I tell Charlie that his Peace, Positivity and Blessings show was a real guiding light for me during the pandemic and it’s brought immense joy since. Obviously I’m not the first person to say so. “If anything, that’s more important than the music. What really makes me smile is when people are like, ‘I love your show, it’s really helpful with my mental health.’” The uplifting nature of the music reflects Charlie’s words and vice versa. “I love all the Yodaisms and little bits of advice. That’s why I do the show, because I realised that people needed help during the pandemic. We went through a lot of big social issues, lots of change. And what I realised is there weren’t many places for people to go and get help or guidance or support.”

Fridays just aren’t the same without Peace, Positivity and Blessings on the radio, so let’s hope it returns soon because the world remains an unforgiving place and Charlie Dark is needed still.


The quotable DJ

Not quite Yodaisms, but here are some more words from Charlie Dark.

On record shops: 

“I really love Alan’s [Records in East Finchley] because what I love when you go over to Alan’s it’s like, not only is he a great character, but it has these old characters that come in. I never see them buying any records, but they always seem to be in there. They’re in there with this incredible knowledge of music. I like it because it’s curated but not heavily curated. That’s one of my favourite shops. I like that it’s a bit of an adventure for me to get to as well.” 

“I like Atlantis Records in Hackney. Again, another goldmine of a store. You’ve got to spend time in there. It’s a bit kind of wild, but I love a shop like that.”

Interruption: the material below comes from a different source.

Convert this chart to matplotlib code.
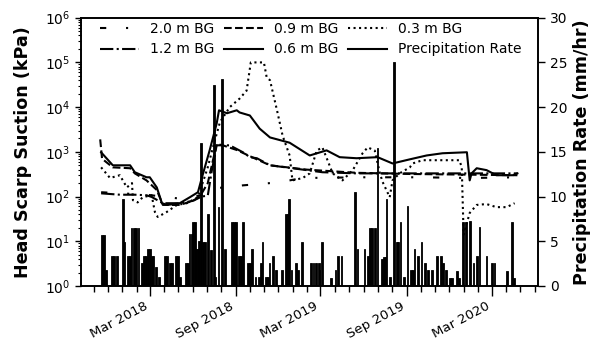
import matplotlib
matplotlib.use("Agg")
import matplotlib.pyplot as plt
import matplotlib.dates as mdates
from matplotlib.lines import Line2D
from matplotlib.ticker import LogLocator, NullFormatter, MultipleLocator
import pandas as pd

# suction sensors at the head scarp (kPa)
bg20_dates = ["2017-11-17", "2018-02-22", "2018-05-04", "2018-06-27", "2018-07-12", "2018-09-16",
              "2018-11-13", "2018-12-25", "2019-01-22", "2019-06-01", "2019-10-01", "2020-01-14",
              "2020-04-25"]
bg20_kpa = [125, 110, 90, 110, 150, 178, 200, 230, 260, 270, 270, 260, 270]

bg12_dates = ["2017-11-17", "2017-12-27", "2018-01-28", "2018-02-22", "2018-03-05", "2018-03-29",
              "2018-05-04", "2018-06-01", "2018-06-20", "2018-07-03", "2018-07-12", "2018-07-22",
              "2018-08-19", "2018-09-16", "2018-10-01", "2018-10-16", "2018-11-13", "2018-12-31",
              "2019-03-05", "2019-05-17", "2019-09-08", "2020-04-25"]
bg12_kpa = [118, 110, 110, 107, 98, 71, 71, 80, 100, 105, 400, 1400,
            1400, 980, 760, 720, 500, 430, 350, 330, 330, 330]

bg09_dates = ["2017-11-15", "2017-11-19", "2017-12-12", "2018-01-18", "2018-01-28", "2018-02-22",
              "2018-03-16", "2018-03-29", "2018-05-04", "2018-06-01", "2018-06-16", "2018-07-03",
              "2018-07-22", "2018-08-04", "2018-09-03", "2018-10-01", "2018-11-13", "2019-01-31",
              "2019-05-17", "2019-09-08", "2020-04-25"]
bg09_kpa = [1900, 700, 450, 430, 330, 230, 140, 65, 65, 80, 100, 200,
            1500, 1400, 1100, 800, 500, 400, 340, 320, 300]

bg06_dates = ["2017-11-17", "2017-12-12", "2018-01-18", "2018-01-28", "2018-02-22", "2018-03-01",
              "2018-03-16", "2018-03-27", "2018-04-08", "2018-05-04", "2018-05-26", "2018-06-12",
              "2018-06-20", "2018-07-07", "2018-07-22", "2018-07-27", "2018-08-13", "2018-09-03",
              "2018-09-09", "2018-10-01", "2018-10-22", "2018-11-13", "2018-12-25", "2019-02-06",
              "2019-03-14", "2019-04-11", "2019-05-17", "2019-07-01", "2019-08-02", "2019-09-08",
              "2019-10-14", "2019-11-17", "2020-01-08", "2020-01-14", "2020-01-18", "2020-01-29",
              "2020-02-19", "2020-03-11", "2020-04-15", "2020-04-25"]
bg06_kpa = [975, 500, 500, 350, 270, 270, 160, 71, 65, 71, 97, 125,
            256, 1080, 4300, 8500, 7300, 8500, 7600, 6500, 3300, 2100, 1600, 830,
            1080, 760, 720, 760, 550, 680, 830, 930, 980, 230, 330, 430,
            390, 300, 300, 330]

bg03_dates = ["2017-11-17", "2017-12-06", "2017-12-27", "2018-01-11", "2018-01-22", "2018-01-24",
              "2018-02-03", "2018-02-14", "2018-03-05", "2018-03-12", "2018-03-18", "2018-04-06",
              "2018-04-28", "2018-05-19", "2018-06-12", "2018-07-03", "2018-07-14", "2018-07-29",
              "2018-08-19", "2018-09-09", "2018-09-24", "2018-10-03", "2018-10-31", "2018-11-06",
              "2018-11-13", "2018-11-28", "2018-12-10", "2018-12-25", "2018-12-31", "2019-01-22",
              "2019-02-06", "2019-02-21", "2019-03-05", "2019-03-16", "2019-03-27", "2019-04-17",
              "2019-05-09", "2019-05-30", "2019-06-10", "2019-06-25", "2019-07-06", "2019-07-12",
              "2019-07-27", "2019-08-02", "2019-08-17", "2019-09-08", "2019-09-14", "2019-10-05",
              "2019-12-23", "2019-12-28", "2020-01-01", "2020-01-14", "2020-01-29", "2020-02-19",
              "2020-03-11", "2020-04-02", "2020-04-19"]
bg03_kpa = [450, 260, 300, 160, 200, 83, 74, 97, 107, 45, 35, 45,
            65, 71, 97, 450, 1260, 4600, 10000, 15500, 23400, 100000, 100000, 46000,
            40000, 8500, 2300, 830, 230, 260, 330, 1070, 1260, 650, 330, 230,
            390, 930, 1260, 1070, 330, 210, 97, 230, 330, 450, 550, 650,
            650, 450, 14, 43, 65, 68, 58, 58, 71]

# precipitation rate (mm/hr)
rain_dates = ["2017-11-19", "2017-11-23", "2017-11-27", "2017-12-10", "2017-12-15", "2017-12-20",
              "2018-01-02", "2018-01-05", "2018-01-13", "2018-01-17", "2018-01-21", "2018-01-26",
              "2018-01-31", "2018-02-05", "2018-02-12", "2018-02-16", "2018-02-21", "2018-02-25",
              "2018-03-01", "2018-03-05", "2018-03-09", "2018-03-14", "2018-03-20", "2018-04-02",
              "2018-04-06", "2018-04-13", "2018-04-17", "2018-04-26", "2018-04-30", "2018-05-04",
              "2018-05-17", "2018-05-21", "2018-05-25", "2018-05-30", "2018-06-01", "2018-06-05",
              "2018-06-08", "2018-06-12", "2018-06-15", "2018-06-18", "2018-06-22", "2018-06-27",
              "2018-07-03", "2018-07-09", "2018-07-16", "2018-07-19", "2018-07-26", "2018-08-02",
              "2018-08-08", "2018-08-23", "2018-08-28", "2018-09-02", "2018-09-07", "2018-09-12",
              "2018-09-17", "2018-09-27", "2018-10-01", "2018-10-05", "2018-10-13", "2018-10-20",
              "2018-10-24", "2018-10-28", "2018-11-04", "2018-11-08", "2018-11-12", "2018-11-19",
              "2018-11-25", "2018-12-08", "2018-12-17", "2018-12-21", "2018-12-23", "2018-12-29",
              "2019-01-07", "2019-01-11", "2019-01-20", "2019-02-08", "2019-02-14", "2019-02-20",
              "2019-02-25", "2019-02-27", "2019-03-04", "2019-03-23", "2019-04-02", "2019-04-07",
              "2019-04-15", "2019-05-13", "2019-05-19", "2019-06-03", "2019-06-10", "2019-06-14",
              "2019-06-19", "2019-06-25", "2019-07-01", "2019-07-10", "2019-07-14", "2019-07-18",
              "2019-07-20", "2019-07-27", "2019-08-05", "2019-08-11", "2019-08-13", "2019-08-19",
              "2019-08-26", "2019-09-03", "2019-09-10", "2019-09-14", "2019-09-18", "2019-09-25",
              "2019-10-03", "2019-10-10", "2019-10-16", "2019-10-25", "2019-11-06", "2019-11-13",
              "2019-11-17", "2019-11-24", "2019-12-02", "2019-12-08", "2019-12-17", "2019-12-23",
              "2019-12-30", "2020-01-07", "2020-01-14", "2020-01-22", "2020-01-29", "2020-02-04",
              "2020-02-19", "2020-03-01", "2020-03-07", "2020-04-02", "2020-04-13", "2020-04-17"]
rain_rate = [5.7, 5.7, 1.8, 3.3, 3.3, 3.3,
             9.7, 4.9, 3.3, 3.3, 6.5, 6.5,
             6.5, 6.5, 2.6, 3.3, 3.3, 4.1,
             4.1, 3.3, 3.3, 2.1, 1.0, 3.3,
             3.3, 2.6, 2.6, 3.3, 3.3, 1.0,
             2.6, 2.6, 5.8, 5.8, 7.2, 7.2,
             4.1, 4.1, 5.0, 16.0, 4.9, 4.9,
             8.1, 4.0, 22.5, 1.0, 8.8, 23.2,
             4.1, 7.2, 7.2, 7.2, 3.3, 3.3,
             7.2, 2.6, 2.6, 4.1, 1.0, 1.0,
             2.6, 4.9, 1.0, 1.0, 2.6, 3.3,
             1.8, 1.8, 8.1, 8.1, 9.7, 1.8,
             2.6, 1.8, 4.9, 2.6, 2.6, 2.6,
             2.6, 1.8, 4.9, 0.9, 1.8, 3.3,
             3.3, 10.5, 4.1, 4.1, 3.3, 6.5,
             6.5, 6.5, 15.4, 3.0, 3.2, 3.2,
             9.7, 1.0, 25.0, 4.9, 4.9, 7.2,
             1.0, 8.9, 1.8, 1.8, 4.1, 3.3,
             4.9, 2.6, 1.8, 1.8, 3.4, 3.4,
             2.6, 1.8, 0.9, 0.9, 1.7, 0.9,
             7.2, 7.2, 7.3, 2.6, 3.3, 6.6,
             3.4, 2.6, 2.6, 1.7, 7.2, 0.9]

fig = plt.figure(figsize=(5.94, 3.43), dpi=100)
ax = fig.add_axes([0.1364, 0.1662, 0.7693, 0.7822])
ax2 = ax.twinx()

lw = 1.5
l20, = ax.plot(pd.to_datetime(bg20_dates), bg20_kpa, color="black", lw=lw,
               ls=(0, (3, 9.5, 1, 9.5)), label="2.0 m BG")
l12, = ax.plot(pd.to_datetime(bg12_dates), bg12_kpa, color="black", lw=lw, ls="-.", label="1.2 m BG")
l09, = ax.plot(pd.to_datetime(bg09_dates), bg09_kpa, color="black", lw=lw, ls="--", label="0.9 m BG")
l06, = ax.plot(pd.to_datetime(bg06_dates), bg06_kpa, color="black", lw=lw, ls="-", label="0.6 m BG")
l03, = ax.plot(pd.to_datetime(bg03_dates), bg03_kpa, color="black", lw=lw, ls=":", label="0.3 m BG")

ax2.bar(pd.to_datetime(rain_dates), rain_rate, width=4, color="black", edgecolor="black", lw=0.6)
rain_handle = Line2D([], [], color="black", lw=lw, label="Precipitation Rate")

ax.set_yscale("log")
ax.set_ylim(1, 1e6)
ax.yaxis.set_major_locator(LogLocator(base=10, numticks=10))
ax.yaxis.set_minor_locator(LogLocator(base=10, subs=range(2, 10), numticks=20))
ax.yaxis.set_minor_formatter(NullFormatter())
ax2.set_ylim(0, 30)
ax2.yaxis.set_major_locator(MultipleLocator(5))

ax.set_xlim(pd.Timestamp("2017-10-05"), pd.Timestamp("2020-06-08"))
ax.xaxis.set_major_locator(mdates.MonthLocator(bymonth=(3, 9)))
ax.xaxis.set_minor_locator(mdates.MonthLocator())
ax.xaxis.set_major_formatter(mdates.DateFormatter("%b %Y"))
for t in ax.get_xticklabels():
    t.set_rotation(28)
    t.set_ha("right")

# tick lengths in points (figure is 100 dpi)
ax.tick_params(axis="x", which="major", length=7.2, width=1, pad=2.5, labelsize=9.5)
ax.tick_params(axis="x", which="minor", length=4, width=1)
ax.tick_params(axis="y", which="major", length=4.5, width=1, labelsize=10)
ax.tick_params(axis="y", which="minor", length=2.5, width=0.8)
ax2.tick_params(axis="y", length=5, width=1, labelsize=10)
for a in (ax, ax2):
    for s in a.spines.values():
        s.set_linewidth(1.2)

ax.set_ylabel("Head Scarp Suction (kPa)", fontsize=12.6, fontweight="bold")
ax.yaxis.set_label_coords(-0.108, 0.5)
ax2.set_ylabel("Precipitation Rate (mm/hr)", fontsize=12.6, fontweight="bold")

ax2.legend(handles=[l20, l12, l09, l06, l03, rain_handle], ncol=3, frameon=False, fontsize=10,
           loc="upper left", bbox_to_anchor=(0.03, 1.004), borderaxespad=0,
           handlelength=2.8, handletextpad=0.8, columnspacing=0.7, labelspacing=0.45)

fig.savefig("out.png", dpi=100)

“I love buying records. I love meeting the characters. I love the people I see. I love the whole culture of it. It’s part of my blood. It’s something that I’ve done since I was 13 years old. I’m not going to stop.”

On Discogs: 

“It got very dangerous during the pandemic. I started to fall in love with the sound of the postman. And I now have a couple of rules that I have where I don’t pay for anything in the nighttime. Because records sound amazing at one o’clock in the morning when you’re digging through.”

On rare records: 

“A lot of these super rare records are super rare because they weren’t that great in the first place. They weren’t great records in the first place, but they’ve become coveted. Because they’re rare, not because they’re good.”

On digging:

“I can’t stress to the younger DJs how important it is to go out and spend time in the record store and get lost. Because you’re going to find that anomaly record that maybe makes those two other records in your collection make sense.”